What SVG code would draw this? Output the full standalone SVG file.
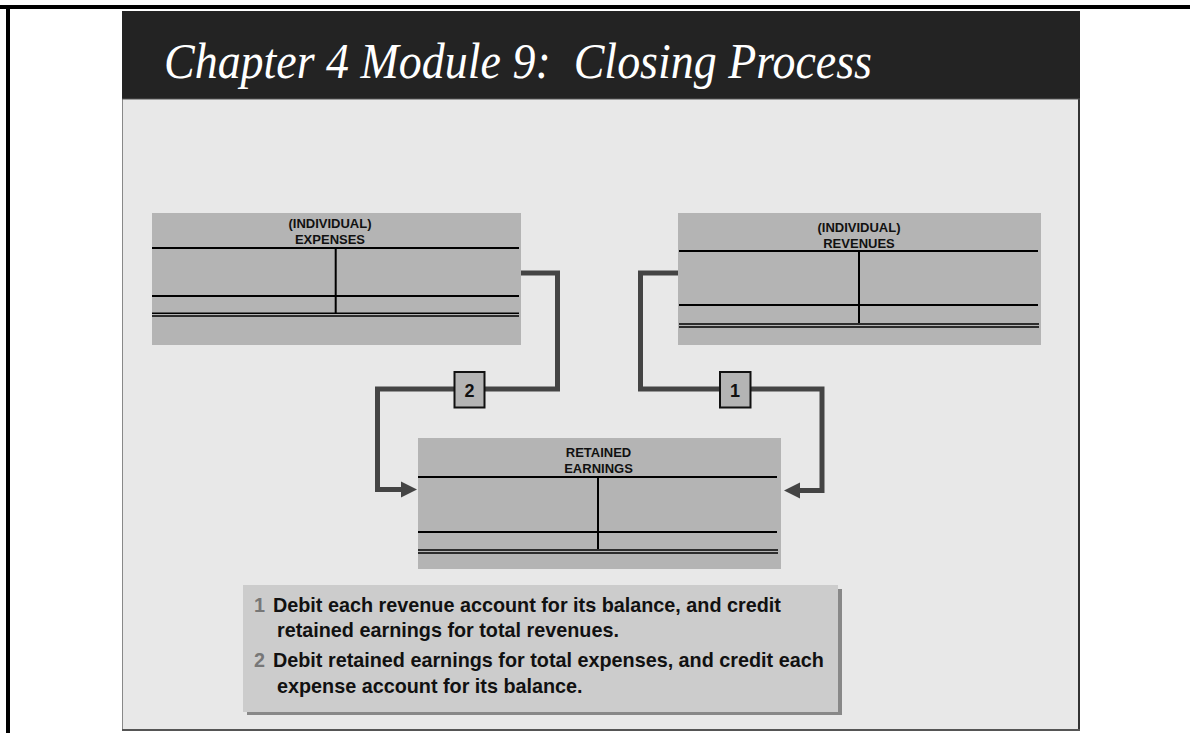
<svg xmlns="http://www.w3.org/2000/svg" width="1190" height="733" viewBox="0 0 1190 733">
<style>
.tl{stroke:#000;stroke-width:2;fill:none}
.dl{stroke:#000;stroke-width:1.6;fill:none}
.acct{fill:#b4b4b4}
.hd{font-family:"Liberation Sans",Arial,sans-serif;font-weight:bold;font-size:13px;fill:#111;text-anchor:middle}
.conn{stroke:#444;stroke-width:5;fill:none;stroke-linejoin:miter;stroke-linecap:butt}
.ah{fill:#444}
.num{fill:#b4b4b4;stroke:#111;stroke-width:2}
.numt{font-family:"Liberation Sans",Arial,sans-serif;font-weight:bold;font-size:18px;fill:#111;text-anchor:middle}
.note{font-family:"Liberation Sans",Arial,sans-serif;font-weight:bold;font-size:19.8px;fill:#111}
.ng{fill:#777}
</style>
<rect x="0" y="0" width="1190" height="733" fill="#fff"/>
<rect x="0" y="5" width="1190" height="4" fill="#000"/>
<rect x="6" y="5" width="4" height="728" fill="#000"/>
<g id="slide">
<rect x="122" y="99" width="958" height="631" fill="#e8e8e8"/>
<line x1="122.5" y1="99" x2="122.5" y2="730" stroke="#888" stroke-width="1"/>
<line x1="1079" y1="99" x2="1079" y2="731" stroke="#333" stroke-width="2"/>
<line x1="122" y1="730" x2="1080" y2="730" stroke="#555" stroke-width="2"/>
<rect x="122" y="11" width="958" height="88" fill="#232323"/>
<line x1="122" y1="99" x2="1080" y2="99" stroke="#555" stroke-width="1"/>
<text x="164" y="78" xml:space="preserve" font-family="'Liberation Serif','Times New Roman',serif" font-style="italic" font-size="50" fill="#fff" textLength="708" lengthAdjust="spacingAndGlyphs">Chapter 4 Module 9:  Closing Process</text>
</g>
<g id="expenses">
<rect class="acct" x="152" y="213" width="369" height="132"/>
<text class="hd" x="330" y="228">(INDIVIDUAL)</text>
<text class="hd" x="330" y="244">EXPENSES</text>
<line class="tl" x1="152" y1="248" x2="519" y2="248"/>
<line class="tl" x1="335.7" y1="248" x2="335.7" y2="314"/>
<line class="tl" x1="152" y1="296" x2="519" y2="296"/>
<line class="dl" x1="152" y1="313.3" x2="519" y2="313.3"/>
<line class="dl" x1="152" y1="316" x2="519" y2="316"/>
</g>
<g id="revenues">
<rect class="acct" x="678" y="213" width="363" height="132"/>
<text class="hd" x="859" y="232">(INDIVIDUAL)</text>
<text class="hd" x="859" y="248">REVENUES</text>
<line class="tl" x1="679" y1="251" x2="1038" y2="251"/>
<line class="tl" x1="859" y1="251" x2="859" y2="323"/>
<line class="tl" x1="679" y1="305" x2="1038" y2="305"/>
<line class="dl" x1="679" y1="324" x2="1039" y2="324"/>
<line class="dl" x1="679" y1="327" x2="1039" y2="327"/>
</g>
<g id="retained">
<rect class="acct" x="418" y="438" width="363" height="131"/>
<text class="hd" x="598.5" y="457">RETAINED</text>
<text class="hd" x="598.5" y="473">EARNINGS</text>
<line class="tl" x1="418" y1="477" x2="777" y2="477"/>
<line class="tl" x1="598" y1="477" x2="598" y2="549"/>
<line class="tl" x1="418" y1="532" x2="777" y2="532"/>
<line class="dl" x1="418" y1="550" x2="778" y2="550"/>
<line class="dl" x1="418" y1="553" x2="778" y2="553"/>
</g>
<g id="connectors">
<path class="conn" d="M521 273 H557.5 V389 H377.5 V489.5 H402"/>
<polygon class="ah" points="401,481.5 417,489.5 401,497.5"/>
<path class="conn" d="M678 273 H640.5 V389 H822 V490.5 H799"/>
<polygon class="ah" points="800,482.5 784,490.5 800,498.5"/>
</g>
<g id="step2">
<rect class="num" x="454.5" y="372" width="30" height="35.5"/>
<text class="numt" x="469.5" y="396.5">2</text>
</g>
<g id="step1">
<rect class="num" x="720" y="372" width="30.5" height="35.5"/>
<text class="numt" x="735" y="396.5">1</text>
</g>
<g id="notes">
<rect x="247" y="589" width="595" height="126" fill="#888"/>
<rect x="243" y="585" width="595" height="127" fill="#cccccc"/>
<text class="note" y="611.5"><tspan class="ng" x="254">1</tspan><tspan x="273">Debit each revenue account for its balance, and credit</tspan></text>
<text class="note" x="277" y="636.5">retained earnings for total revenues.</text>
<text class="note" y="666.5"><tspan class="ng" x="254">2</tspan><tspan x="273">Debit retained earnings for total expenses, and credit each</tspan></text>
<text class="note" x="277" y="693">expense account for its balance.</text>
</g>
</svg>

- [To do] Copy the listing over exactly, skipping the pictures it holds.

- [Problem solution]
What SVG code would draw this? Output the full standalone SVG file.
<svg xmlns="http://www.w3.org/2000/svg" width="1190" height="733" viewBox="0 0 1190 733">
<style>
.tl{stroke:#000;stroke-width:2;fill:none}
.dl{stroke:#000;stroke-width:1.6;fill:none}
.acct{fill:#b4b4b4}
.hd{font-family:"Liberation Sans",Arial,sans-serif;font-weight:bold;font-size:13px;fill:#111;text-anchor:middle}
.conn{stroke:#444;stroke-width:5;fill:none;stroke-linejoin:miter;stroke-linecap:butt}
.ah{fill:#444}
.num{fill:#b4b4b4;stroke:#111;stroke-width:2}
.numt{font-family:"Liberation Sans",Arial,sans-serif;font-weight:bold;font-size:18px;fill:#111;text-anchor:middle}
.note{font-family:"Liberation Sans",Arial,sans-serif;font-weight:bold;font-size:19.8px;fill:#111}
.ng{fill:#777}
</style>
<rect x="0" y="0" width="1190" height="733" fill="#fff"/>
<rect x="0" y="5" width="1190" height="4" fill="#000"/>
<rect x="6" y="5" width="4" height="728" fill="#000"/>
<g id="slide">
<rect x="122" y="99" width="958" height="631" fill="#e8e8e8"/>
<line x1="122.5" y1="99" x2="122.5" y2="730" stroke="#888" stroke-width="1"/>
<line x1="1079" y1="99" x2="1079" y2="731" stroke="#333" stroke-width="2"/>
<line x1="122" y1="730" x2="1080" y2="730" stroke="#555" stroke-width="2"/>
<rect x="122" y="11" width="958" height="88" fill="#232323"/>
<line x1="122" y1="99" x2="1080" y2="99" stroke="#555" stroke-width="1"/>
<text x="164" y="78" xml:space="preserve" font-family="'Liberation Serif','Times New Roman',serif" font-style="italic" font-size="50" fill="#fff" textLength="708" lengthAdjust="spacingAndGlyphs">Chapter 4 Module 9:  Closing Process</text>
</g>
<g id="expenses">
<rect class="acct" x="152" y="213" width="369" height="132"/>
<text class="hd" x="330" y="228">(INDIVIDUAL)</text>
<text class="hd" x="330" y="244">EXPENSES</text>
<line class="tl" x1="152" y1="248" x2="519" y2="248"/>
<line class="tl" x1="335.7" y1="248" x2="335.7" y2="314"/>
<line class="tl" x1="152" y1="296" x2="519" y2="296"/>
<line class="dl" x1="152" y1="313.3" x2="519" y2="313.3"/>
<line class="dl" x1="152" y1="316" x2="519" y2="316"/>
</g>
<g id="revenues">
<rect class="acct" x="678" y="213" width="363" height="132"/>
<text class="hd" x="859" y="232">(INDIVIDUAL)</text>
<text class="hd" x="859" y="248">REVENUES</text>
<line class="tl" x1="679" y1="251" x2="1038" y2="251"/>
<line class="tl" x1="859" y1="251" x2="859" y2="323"/>
<line class="tl" x1="679" y1="305" x2="1038" y2="305"/>
<line class="dl" x1="679" y1="324" x2="1039" y2="324"/>
<line class="dl" x1="679" y1="327" x2="1039" y2="327"/>
</g>
<g id="retained">
<rect class="acct" x="418" y="438" width="363" height="131"/>
<text class="hd" x="598.5" y="457">RETAINED</text>
<text class="hd" x="598.5" y="473">EARNINGS</text>
<line class="tl" x1="418" y1="477" x2="777" y2="477"/>
<line class="tl" x1="598" y1="477" x2="598" y2="549"/>
<line class="tl" x1="418" y1="532" x2="777" y2="532"/>
<line class="dl" x1="418" y1="550" x2="778" y2="550"/>
<line class="dl" x1="418" y1="553" x2="778" y2="553"/>
</g>
<g id="connectors">
<path class="conn" d="M521 273 H557.5 V389 H377.5 V489.5 H402"/>
<polygon class="ah" points="401,481.5 417,489.5 401,497.5"/>
<path class="conn" d="M678 273 H640.5 V389 H822 V490.5 H799"/>
<polygon class="ah" points="800,482.5 784,490.5 800,498.5"/>
</g>
<g id="step2">
<rect class="num" x="454.5" y="372" width="30" height="35.5"/>
<text class="numt" x="469.5" y="396.5">2</text>
</g>
<g id="step1">
<rect class="num" x="720" y="372" width="30.5" height="35.5"/>
<text class="numt" x="735" y="396.5">1</text>
</g>
<g id="notes">
<rect x="247" y="589" width="595" height="126" fill="#888"/>
<rect x="243" y="585" width="595" height="127" fill="#cccccc"/>
<text class="note" y="611.5"><tspan class="ng" x="254">1</tspan><tspan x="273">Debit each revenue account for its balance, and credit</tspan></text>
<text class="note" x="277" y="636.5">retained earnings for total revenues.</text>
<text class="note" y="666.5"><tspan class="ng" x="254">2</tspan><tspan x="273">Debit retained earnings for total expenses, and credit each</tspan></text>
<text class="note" x="277" y="693">expense account for its balance.</text>
</g>
</svg>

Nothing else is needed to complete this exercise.